Full story: One person dead after Rail Runner hits vehicle
2. The public is still waiting to learn the name of a man killed after getting into a shootout with an APD officer. Police say detectives were conducting a surveillance operation near Central and Zuni late Tuesday night. That’s when a man with a gun approached an officer’s car. The two got into an altercation and shots were fired. The man was killed and the officer suffered minor injuries.
3. A ridge over the state will allow temperatures to warm quickly Thursday and ensure central and western New Mexico remain dry. The only chance for a storm is near the Texas/New Mexico border where isolated severe storms are possible.
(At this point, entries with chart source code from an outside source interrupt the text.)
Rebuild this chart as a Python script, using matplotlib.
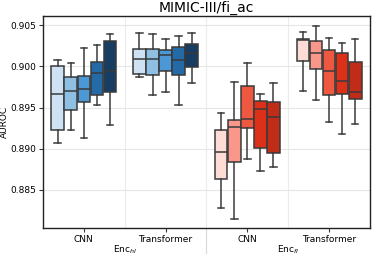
import matplotlib
matplotlib.use("Agg")
import matplotlib.pyplot as plt
import matplotlib.transforms as mtransforms

groups = ["CNN", "Transformer", "CNN", "Transformer"]
encoders = [r"Enc$_{hl}$", r"Enc$_{fl}$"]

# per group: 5 boxes, each (whislo, q1, med, q3, whishi)
stats = [
    [(0.89073, 0.89227, 0.89660, 0.90007, 0.90076),
     (0.89227, 0.89473, 0.89696, 0.89866, 0.90036),
     (0.89134, 0.89570, 0.89724, 0.89886, 0.90217),
     (0.89530, 0.89652, 0.89914, 0.90055, 0.90254),
     (0.89284, 0.89692, 0.89946, 0.90306, 0.90395)],
    [(0.89873, 0.89906, 0.90092, 0.90213, 0.90407),
     (0.89652, 0.89894, 0.90088, 0.90205, 0.90395),
     (0.89692, 0.89942, 0.90136, 0.90197, 0.90327),
     (0.89530, 0.89898, 0.90080, 0.90237, 0.90370),
     (0.89797, 0.89987, 0.90164, 0.90270, 0.90407)],
    [(0.88278, 0.88630, 0.88964, 0.89227, 0.89437),
     (0.88148, 0.88839, 0.89267, 0.89345, 0.89809),
     (0.88876, 0.89247, 0.89364, 0.89761, 0.90039),
     (0.88727, 0.89013, 0.89485, 0.89583, 0.89664),
     (0.88779, 0.88945, 0.89389, 0.89567, 0.89793)],
    [(0.89704, 0.90067, 0.90320, 0.90327, 0.90411),
     (0.89591, 0.89967, 0.90164, 0.90306, 0.90492),
     (0.89328, 0.89652, 0.89942, 0.90197, 0.90339),
     (0.89183, 0.89660, 0.89821, 0.90157, 0.90286),
     (0.89304, 0.89599, 0.89692, 0.90055, 0.90327)],
]

blues = ["#cfe2f3", "#8fc0e4", "#4b98d5", "#246aa6", "#173e62"]
reds = ["#fddcd6", "#f8978a", "#ee5840", "#dd3019", "#c02c17"]
palettes = [blues, blues, reds, reds]

fig = plt.figure(figsize=(3.74, 2.59), dpi=100)
ax = fig.add_axes([0.115, 0.12, 0.874, 0.818])

edge = "#3a3a3a"
n = 5
w = 0.8 / n
for g, boxes in enumerate(stats):
    for i, (lo, q1, med, q3, hi) in enumerate(boxes):
        pos = g - 0.4 + w * (i + 0.5)
        bs = [dict(whislo=lo, q1=q1, med=med, q3=q3, whishi=hi, fliers=[])]
        ax.bxp(bs, positions=[pos], widths=w * 0.97, patch_artist=True,
               showfliers=False, manage_ticks=False,
               boxprops=dict(facecolor=palettes[g][i], edgecolor=edge, linewidth=1.1),
               medianprops=dict(color=edge, linewidth=1.1),
               whiskerprops=dict(color=edge, linewidth=1.1),
               capprops=dict(color=edge, linewidth=1.1),
               capwidths=w * 0.5)

ax.set_xlim(-0.5, 3.5)
ax.set_ylim(0.8804, 0.9061)
ax.set_yticks([0.885, 0.890, 0.895, 0.900, 0.905])
ax.set_yticklabels(["0.885", "0.890", "0.895", "0.900", "0.905"])
ax.set_xticks(range(4))
ax.set_xticklabels(groups)
ax.set_xticks([0.5, 1.5, 2.5], minor=True)
ax.tick_params(which="minor", length=0)
ax.tick_params(labelsize=6.5, length=3, width=0.8, color=edge, pad=2)
ax.grid(True, axis="y", color="#e6e6e6", linewidth=0.8)
ax.grid(True, axis="x", which="minor", color="#ececec", linewidth=0.8)
ax.set_axisbelow(True)
for s in ax.spines.values():
    s.set_color("#222222")
    s.set_linewidth(1.0)

ax.set_ylabel("AUROC", fontsize=6.5, labelpad=1)
ax.set_title("MIMIC-III/fi_ac", fontsize=10, pad=3)

# encoder group labels and separator below the axis
trans = mtransforms.blended_transform_factory(ax.transData, ax.transAxes)
for k, name in enumerate(encoders):
    ax.text(2 * k + 0.5, -0.075, name, transform=trans, ha="center", va="top", fontsize=6.5)
ax.plot([1.5, 1.5], [0, -0.12], transform=trans, color="#d9d9d9", linewidth=0.8, clip_on=False)

fig.savefig("out.png", dpi=100)
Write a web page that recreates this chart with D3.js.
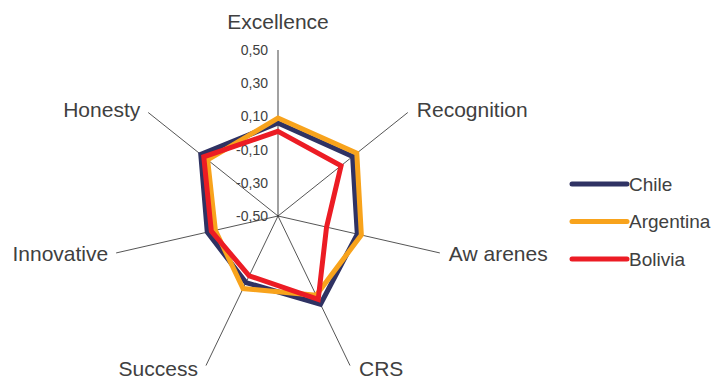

Full story: Christopher’s 4th Of July Morning Forecast
4. Heading into the holiday weekend, Santa Fe National Forest officials are concerned over careless campers. The Santa Fe New Mexican reports that the U.S. Forest Service says they’ve found over 50 abandoned campfires in the last two weekends. They say they’re now increasing patrols to find and douse campfires before they pose a serious threat. Fire officials urge the public to soak the flames with about five gallons of water, stir the dirt, and then soak it again.
5. Tens of thousands of people will head out to Balloon Fiesta Park in just a few hours. While emergency personnel will be on the ground, tending to smaller emergencies like heat exhaustion. There’s a new safety feature being debuted should something go wrong during the firework show. Local firefighters designed a special sprinkler system that covers the ‘hot zone’ right where the fireworks are by releasing water onto the wooden racks to keep them from catching fire. The idea popped up after a small fire with the fireworks rack two years ago.